XFM Tacloban (DYTA)
- Tacloban; Philippines;
- Broadcast area: Northern Leyte, southern Samar
- Frequency: 99.9 MHz
- Branding: 99.9 XFM

Programming
- Languages: Waray, Filipino
- Format: Contemporary MOR, News, Talk
- Network: XFM

Ownership
- Owner: Wave Network
- Operator: Y2H Broadcasting Network
- Sister stations: Through Wave Network: 92.5 Groove FM Baybay

History
- First air date: 2017
- Former names: Trenz FM (2017–2019); Sunshine (2019–2021);
- Call sign meaning: Tacloban

Technical information
- Licensing authority: NTC
- Power: 5 kW
- ERP: 10 kW

= DYTA =

Radio station in Tacloban, Philippines

99.9 XFM (DYTA 99.9 MHz) is an FM station owned by Wave Network and operated by Y2H Broadcasting Network.
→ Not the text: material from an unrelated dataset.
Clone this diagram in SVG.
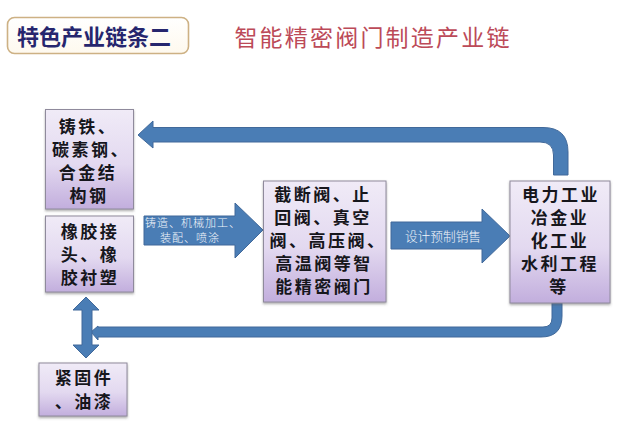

Its studios and transmitter are located along Maharlika St., Tacloban.

==History==
The station was formerly known as 99.9 Trenz FM from 2017 to 2019 and Sunshine 99.9 under Local Community Outreach Philippines from 2019 to 2021, with studios located in Brgy. Marasbaras. On March 14, 2024, the station returned on air after Y2H Broadcasting Network took over management and rebranded it as XFM with a news and music format.